Data segment
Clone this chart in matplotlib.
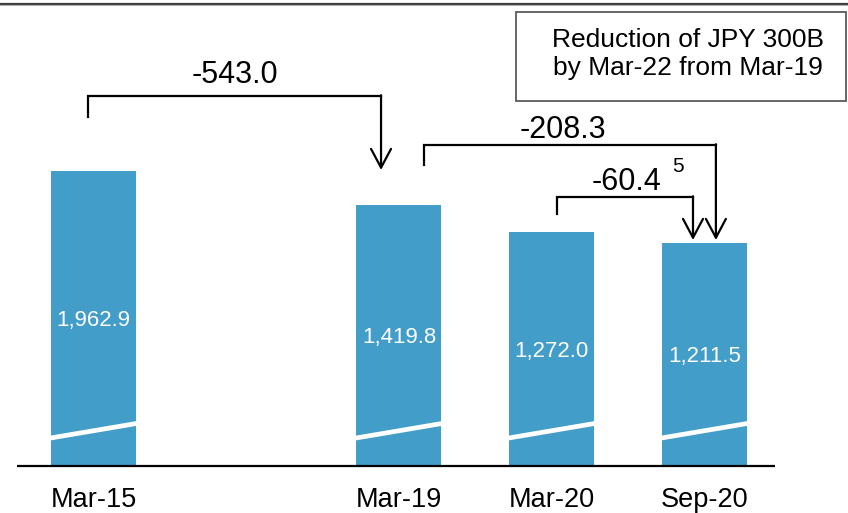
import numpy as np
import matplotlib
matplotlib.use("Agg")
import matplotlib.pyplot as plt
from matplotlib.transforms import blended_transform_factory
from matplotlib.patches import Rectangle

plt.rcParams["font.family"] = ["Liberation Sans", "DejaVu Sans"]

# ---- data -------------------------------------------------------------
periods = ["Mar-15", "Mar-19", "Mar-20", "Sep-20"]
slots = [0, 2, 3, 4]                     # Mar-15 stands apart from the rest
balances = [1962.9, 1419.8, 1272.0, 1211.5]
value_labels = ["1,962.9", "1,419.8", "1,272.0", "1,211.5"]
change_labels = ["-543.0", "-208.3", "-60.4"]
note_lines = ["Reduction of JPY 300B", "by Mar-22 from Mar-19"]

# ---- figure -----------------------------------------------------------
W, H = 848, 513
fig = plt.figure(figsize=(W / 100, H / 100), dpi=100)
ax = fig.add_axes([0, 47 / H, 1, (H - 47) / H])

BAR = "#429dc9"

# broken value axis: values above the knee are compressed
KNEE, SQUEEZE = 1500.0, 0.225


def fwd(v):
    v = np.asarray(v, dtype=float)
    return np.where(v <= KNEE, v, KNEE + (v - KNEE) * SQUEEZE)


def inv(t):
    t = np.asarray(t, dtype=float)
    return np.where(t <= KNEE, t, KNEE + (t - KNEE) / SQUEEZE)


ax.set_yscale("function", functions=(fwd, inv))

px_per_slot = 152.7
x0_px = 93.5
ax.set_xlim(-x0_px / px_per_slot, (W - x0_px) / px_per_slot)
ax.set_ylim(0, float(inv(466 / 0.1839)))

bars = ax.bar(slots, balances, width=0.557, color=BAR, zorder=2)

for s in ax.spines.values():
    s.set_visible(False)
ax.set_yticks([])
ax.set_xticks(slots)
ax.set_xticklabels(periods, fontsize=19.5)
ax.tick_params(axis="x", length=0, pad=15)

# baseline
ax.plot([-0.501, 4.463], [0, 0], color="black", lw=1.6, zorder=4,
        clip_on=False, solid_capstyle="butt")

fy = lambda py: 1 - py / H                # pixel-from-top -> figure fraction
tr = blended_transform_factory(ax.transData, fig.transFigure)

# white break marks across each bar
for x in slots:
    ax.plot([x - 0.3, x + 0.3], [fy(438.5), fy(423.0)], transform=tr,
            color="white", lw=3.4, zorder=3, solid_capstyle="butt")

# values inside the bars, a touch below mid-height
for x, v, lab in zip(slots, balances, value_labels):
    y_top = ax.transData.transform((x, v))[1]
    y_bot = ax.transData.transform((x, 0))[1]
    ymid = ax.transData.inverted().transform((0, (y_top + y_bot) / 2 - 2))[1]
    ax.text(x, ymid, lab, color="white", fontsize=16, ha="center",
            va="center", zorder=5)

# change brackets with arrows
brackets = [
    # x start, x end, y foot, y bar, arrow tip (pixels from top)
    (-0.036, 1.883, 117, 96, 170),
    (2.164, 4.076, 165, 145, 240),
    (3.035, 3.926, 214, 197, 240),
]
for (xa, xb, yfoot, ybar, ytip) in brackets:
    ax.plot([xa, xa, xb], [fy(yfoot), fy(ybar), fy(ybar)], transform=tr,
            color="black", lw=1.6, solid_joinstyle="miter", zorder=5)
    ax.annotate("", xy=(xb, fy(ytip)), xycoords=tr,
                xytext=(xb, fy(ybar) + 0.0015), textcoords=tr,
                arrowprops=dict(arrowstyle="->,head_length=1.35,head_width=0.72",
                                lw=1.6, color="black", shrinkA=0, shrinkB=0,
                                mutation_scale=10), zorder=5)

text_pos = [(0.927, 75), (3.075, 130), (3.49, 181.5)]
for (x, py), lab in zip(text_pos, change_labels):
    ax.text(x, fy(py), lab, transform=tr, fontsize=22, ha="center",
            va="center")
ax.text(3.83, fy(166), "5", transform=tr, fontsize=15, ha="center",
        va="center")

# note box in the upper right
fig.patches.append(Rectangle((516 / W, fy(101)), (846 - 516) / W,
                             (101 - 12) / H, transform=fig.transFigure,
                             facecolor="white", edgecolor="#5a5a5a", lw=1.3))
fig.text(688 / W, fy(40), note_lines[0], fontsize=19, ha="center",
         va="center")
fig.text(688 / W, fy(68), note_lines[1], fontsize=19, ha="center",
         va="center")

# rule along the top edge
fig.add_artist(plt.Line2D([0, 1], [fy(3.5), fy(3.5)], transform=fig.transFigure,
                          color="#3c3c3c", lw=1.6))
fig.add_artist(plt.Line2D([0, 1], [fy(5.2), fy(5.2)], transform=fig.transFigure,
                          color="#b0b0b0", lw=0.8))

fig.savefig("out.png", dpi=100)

Exercise details
Write out exactly the opening lines of the data, stopping after the line that holds "KNEE, SQUEEZE = 1500.0, 0.225". Exclude pictures.

Written response
Clone this chart in matplotlib.
import numpy as np
import matplotlib
matplotlib.use("Agg")
import matplotlib.pyplot as plt
from matplotlib.transforms import blended_transform_factory
from matplotlib.patches import Rectangle

plt.rcParams["font.family"] = ["Liberation Sans", "DejaVu Sans"]

# ---- data -------------------------------------------------------------
periods = ["Mar-15", "Mar-19", "Mar-20", "Sep-20"]
slots = [0, 2, 3, 4]                     # Mar-15 stands apart from the rest
balances = [1962.9, 1419.8, 1272.0, 1211.5]
value_labels = ["1,962.9", "1,419.8", "1,272.0", "1,211.5"]
change_labels = ["-543.0", "-208.3", "-60.4"]
note_lines = ["Reduction of JPY 300B", "by Mar-22 from Mar-19"]

# ---- figure -----------------------------------------------------------
W, H = 848, 513
fig = plt.figure(figsize=(W / 100, H / 100), dpi=100)
ax = fig.add_axes([0, 47 / H, 1, (H - 47) / H])

BAR = "#429dc9"

# broken value axis: values above the knee are compressed
KNEE, SQUEEZE = 1500.0, 0.225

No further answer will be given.